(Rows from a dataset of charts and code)
□ □ □

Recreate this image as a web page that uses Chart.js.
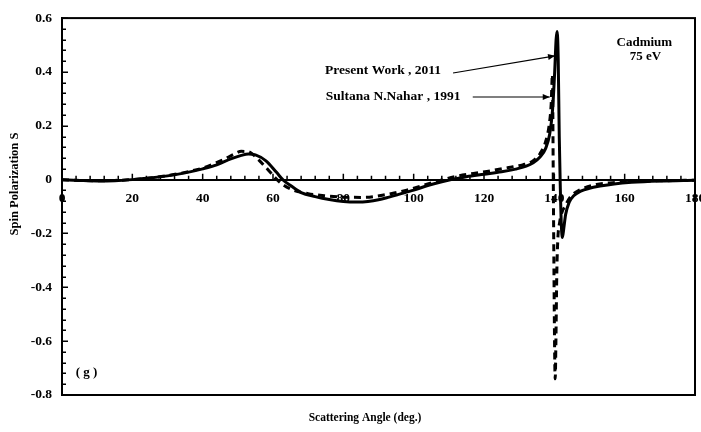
<!DOCTYPE html>
<html><head><meta charset="utf-8">
<script src="https://cdn.jsdelivr.net/npm/chart.js@4/dist/chart.umd.min.js"></script>
<style>html,body{margin:0;padding:0;background:#fff;}</style>
</head><body>
<canvas id="c" width="701" height="432"></canvas>
<script>
// ---- Data ----
const presentAngles = [0, 5, 10, 15, 20, 25, 30, 35, 40, 44, 48, 51, 53, 55, 58, 61, 63, 65, 68, 72, 76, 80, 84, 87, 90, 93, 96, 100, 104, 108, 111, 115, 120, 125, 129, 132, 134, 136, 137.5, 138.7, 139.5, 140.1, 140.5, 140.8, 141.1, 141.4, 141.7, 142.0, 142.3, 142.7, 143.2, 144.2, 145.5, 147.5, 150, 153, 157, 162, 170, 180];
const presentValues = [0, -0.003, -0.005, -0.004, 0.0, 0.006, 0.014, 0.025, 0.04, 0.055, 0.077, 0.09, 0.095, 0.092, 0.07, 0.027, -0.003, -0.022, -0.048, -0.063, -0.074, -0.081, -0.083, -0.081, -0.075, -0.065, -0.054, -0.039, -0.022, -0.008, 0.001, 0.011, 0.02, 0.029, 0.039, 0.05, 0.063, 0.085, 0.115, 0.17, 0.26, 0.4, 0.52, 0.55, 0.45, 0.16, -0.03, -0.17, -0.215, -0.18, -0.13, -0.085, -0.06, -0.043, -0.032, -0.024, -0.016, -0.01, -0.005, -0.002];

const naharAngles = [0, 5, 10, 15, 20, 25, 30, 35, 40, 43, 46, 49, 51, 53, 55, 58, 61, 63, 66, 70, 75, 80, 86, 92, 98, 104, 108, 112, 117, 122, 127, 131, 134, 136, 137.5, 138.5, 139.1, 139.45, 139.7, 139.9, 140.1, 140.25, 140.45, 140.7, 141.0, 141.5, 142.2, 143, 144.5, 147, 152, 158, 165, 180];
const naharValues = [0, -0.003, -0.004, -0.003, 0.0, 0.006, 0.015, 0.027, 0.043, 0.058, 0.075, 0.095, 0.105, 0.104, 0.085, 0.045, 0.002, -0.02, -0.04, -0.052, -0.06, -0.065, -0.066, -0.056, -0.039, -0.016, -0.001, 0.012, 0.023, 0.033, 0.045, 0.055, 0.07, 0.098, 0.14, 0.2, 0.28, 0.39, 0.0, -0.35, -0.65, -0.74, -0.6, -0.35, -0.22, -0.16, -0.12, -0.1, -0.065, -0.04, -0.018, -0.01, -0.006, -0.002];

const seriesNames = ['Present Work , 2011', 'Sultana N.Nahar , 1991'];
const xTickValues = [0, 20, 40, 60, 80, 100, 120, 140, 160, 180];
const xTickLabels = ['0', '20', '40', '60', '80', '100', '120', '140', '160', '180'];
const yTickValues = [-0.8, -0.6, -0.4, -0.2, 0, 0.2, 0.4, 0.6];
const yTickLabels = ['-0.8', '-0.6', '-0.4', '-0.2', '0', '0.2', '0.4', '0.6'];
const xMinorStep = 4;
const yMinorStep = 0.04;
const xTitle = 'Scattering Angle (deg.)';
const yTitle = 'Spin Polarization S';
const infoLines = ['Cadmium', '75 eV'];
const panelLabel = '( g )';

const FONT = 'Liberation Serif, "Times New Roman", serif';

const framePlugin = {
  id: 'frameTicks',
  afterDraw(chart) {
    const ctx = chart.ctx, ca = chart.chartArea, xs = chart.scales.x, ys = chart.scales.y;
    ctx.save();
    ctx.strokeStyle = '#000';
    ctx.lineWidth = 2;
    ctx.strokeRect(ca.left, ca.top, ca.right - ca.left, ca.bottom - ca.top);
    ctx.lineWidth = 1.5;
    ctx.beginPath();
    const ny = Math.round((ys.max - ys.min) / yMinorStep);
    for (let i = 0; i <= ny; i++) {
      const v = ys.min + i * yMinorStep;
      const py = Math.round(ys.getPixelForValue(v)) + 0.25;
      const major = (i % 5 === 0);
      ctx.moveTo(ca.left, py); ctx.lineTo(ca.left + (major ? 6 : 4), py);
    }
    const y0 = ys.getPixelForValue(0);
    const nx = Math.round((xs.max - xs.min) / xMinorStep);
    for (let i = 0; i <= nx; i++) {
      const v = xs.min + i * xMinorStep;
      const px = xs.getPixelForValue(v);
      const major = (v % 20 === 0);
      ctx.moveTo(px, y0 + (major ? 1 : 0)); ctx.lineTo(px, y0 - (major ? 6 : 4));
    }
    ctx.stroke();
    ctx.restore();
  }
};

function arrow(ctx, x1, y1, x2, y2) {
  ctx.beginPath(); ctx.moveTo(x1, y1); ctx.lineTo(x2, y2); ctx.stroke();
  const a = Math.atan2(y2 - y1, x2 - x1), L = 7, W = 3;
  ctx.beginPath();
  ctx.moveTo(x2, y2);
  ctx.lineTo(x2 - L * Math.cos(a) + W * Math.sin(a), y2 - L * Math.sin(a) - W * Math.cos(a));
  ctx.lineTo(x2 - L * Math.cos(a) - W * Math.sin(a), y2 - L * Math.sin(a) + W * Math.cos(a));
  ctx.closePath(); ctx.fill();
}

const annotPlugin = {
  id: 'annots',
  afterDraw(chart) {
    const ctx = chart.ctx, xs = chart.scales.x, ys = chart.scales.y;
    const X = v => xs.getPixelForValue(v), Y = v => ys.getPixelForValue(v);
    ctx.save();
    ctx.fillStyle = '#000'; ctx.strokeStyle = '#000'; ctx.lineWidth = 1.2;
    ctx.font = 'bold 13.5px ' + FONT;
    ctx.textBaseline = 'middle'; ctx.textAlign = 'left';
    ctx.fillText(seriesNames[0], X(74.8), Y(0.405));
    ctx.fillText(seriesNames[1], X(75.0), Y(0.307));
    arrow(ctx, X(111.2), Y(0.396), X(140.2), Y(0.46));
    arrow(ctx, X(116.8), Y(0.307), X(138.7), Y(0.307));
    ctx.textAlign = 'center';
    ctx.font = 'bold 13px ' + FONT;
    ctx.fillText(infoLines[0], X(165.6), Y(0.51));
    ctx.fillText(infoLines[1], X(165.9), Y(0.455));
    ctx.fillText(panelLabel, X(7.0), Y(-0.716));
    // axis titles
    ctx.font = 'bold 11.5px ' + FONT;
    ctx.fillText(xTitle, 365, 418);
    ctx.save();
    ctx.translate(15, 184);
    ctx.rotate(-Math.PI / 2);
    ctx.font = 'bold 12.5px ' + FONT;
    ctx.fillText(yTitle, 0, 0);
    ctx.restore();
    ctx.restore();
  }
};

new Chart(document.getElementById('c'), {
  type: 'line',
  data: {
    datasets: [
      {
        label: seriesNames[1],
        data: naharAngles.map((a, i) => ({x: a, y: naharValues[i]})),
        borderColor: '#000', borderWidth: 3, borderDash: [7, 5],
        pointRadius: 0, fill: false, cubicInterpolationMode: 'monotone'
      },
      {
        label: seriesNames[0],
        data: presentAngles.map((a, i) => ({x: a, y: presentValues[i]})),
        borderColor: '#000', borderWidth: 3,
        pointRadius: 0, fill: false, cubicInterpolationMode: 'monotone'
      }
    ]
  },
  options: {
    responsive: false,
    animation: false,
    layout: {padding: {left: 0, right: 6, top: 13.5, bottom: 37}},
    plugins: {legend: {display: false}, tooltip: {enabled: false}, title: {display: false}},
    scales: {
      x: {
        type: 'linear', min: 0, max: 180, position: {y: 0},
        afterBuildTicks: s => { s.ticks = xTickValues.map(v => ({value: v})); },
        afterFit: s => { s.paddingLeft = 0; s.paddingRight = 0; s.paddingTop = 0; s.paddingBottom = 0; },
        ticks: {
          callback: (v, i) => xTickLabels[i],
          font: {family: FONT, weight: 'bold', size: 13.5}, color: '#000',
          padding: 11, maxRotation: 0, autoSkip: false
        },
        grid: {display: true, drawOnChartArea: false, drawTicks: false},
        border: {display: true, color: '#000', width: 2}
      },
      y: {
        type: 'linear', min: -0.8, max: 0.6, position: 'left',
        afterBuildTicks: s => { s.ticks = yTickValues.map(v => ({value: v})); },
        afterFit: s => { s.width = 62; },
        ticks: {
          callback: (v, i) => yTickLabels[i],
          font: {family: FONT, weight: 'bold', size: 13.5}, color: '#000',
          padding: 10, autoSkip: false
        },
        grid: {display: true, drawOnChartArea: false, drawTicks: false},
        border: {display: true, color: '#000', width: 2}
      }
    }
  },
  plugins: [framePlugin, annotPlugin]
});
</script>
</body></html>
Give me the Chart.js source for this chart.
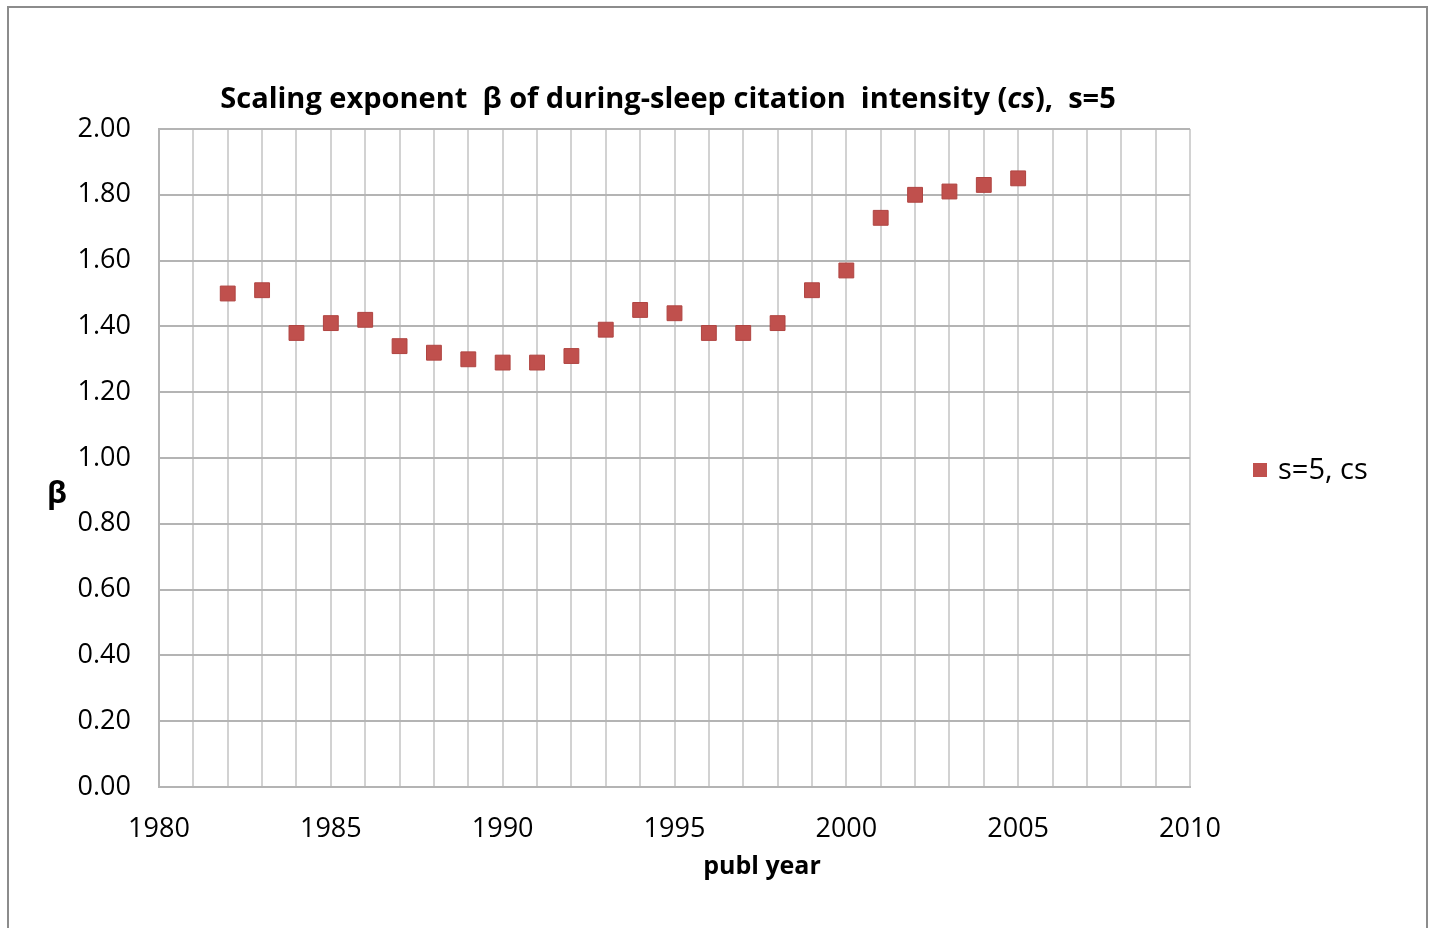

□ □ □

▶ [Problem to solve] Copy the records above exactly, from the first line through the line containing "-0.01, -0.006, -0.002];", and leave out the pictures.

▶ [The solution]
Recreate this image as a web page that uses Chart.js.
<!DOCTYPE html>
<html><head><meta charset="utf-8">
<script src="https://cdn.jsdelivr.net/npm/chart.js@4/dist/chart.umd.min.js"></script>
<style>html,body{margin:0;padding:0;background:#fff;}</style>
</head><body>
<canvas id="c" width="701" height="432"></canvas>
<script>
// ---- Data ----
const presentAngles = [0, 5, 10, 15, 20, 25, 30, 35, 40, 44, 48, 51, 53, 55, 58, 61, 63, 65, 68, 72, 76, 80, 84, 87, 90, 93, 96, 100, 104, 108, 111, 115, 120, 125, 129, 132, 134, 136, 137.5, 138.7, 139.5, 140.1, 140.5, 140.8, 141.1, 141.4, 141.7, 142.0, 142.3, 142.7, 143.2, 144.2, 145.5, 147.5, 150, 153, 157, 162, 170, 180];
const presentValues = [0, -0.003, -0.005, -0.004, 0.0, 0.006, 0.014, 0.025, 0.04, 0.055, 0.077, 0.09, 0.095, 0.092, 0.07, 0.027, -0.003, -0.022, -0.048, -0.063, -0.074, -0.081, -0.083, -0.081, -0.075, -0.065, -0.054, -0.039, -0.022, -0.008, 0.001, 0.011, 0.02, 0.029, 0.039, 0.05, 0.063, 0.085, 0.115, 0.17, 0.26, 0.4, 0.52, 0.55, 0.45, 0.16, -0.03, -0.17, -0.215, -0.18, -0.13, -0.085, -0.06, -0.043, -0.032, -0.024, -0.016, -0.01, -0.005, -0.002];

const naharAngles = [0, 5, 10, 15, 20, 25, 30, 35, 40, 43, 46, 49, 51, 53, 55, 58, 61, 63, 66, 70, 75, 80, 86, 92, 98, 104, 108, 112, 117, 122, 127, 131, 134, 136, 137.5, 138.5, 139.1, 139.45, 139.7, 139.9, 140.1, 140.25, 140.45, 140.7, 141.0, 141.5, 142.2, 143, 144.5, 147, 152, 158, 165, 180];
const naharValues = [0, -0.003, -0.004, -0.003, 0.0, 0.006, 0.015, 0.027, 0.043, 0.058, 0.075, 0.095, 0.105, 0.104, 0.085, 0.045, 0.002, -0.02, -0.04, -0.052, -0.06, -0.065, -0.066, -0.056, -0.039, -0.016, -0.001, 0.012, 0.023, 0.033, 0.045, 0.055, 0.07, 0.098, 0.14, 0.2, 0.28, 0.39, 0.0, -0.35, -0.65, -0.74, -0.6, -0.35, -0.22, -0.16, -0.12, -0.1, -0.065, -0.04, -0.018, -0.01, -0.006, -0.002];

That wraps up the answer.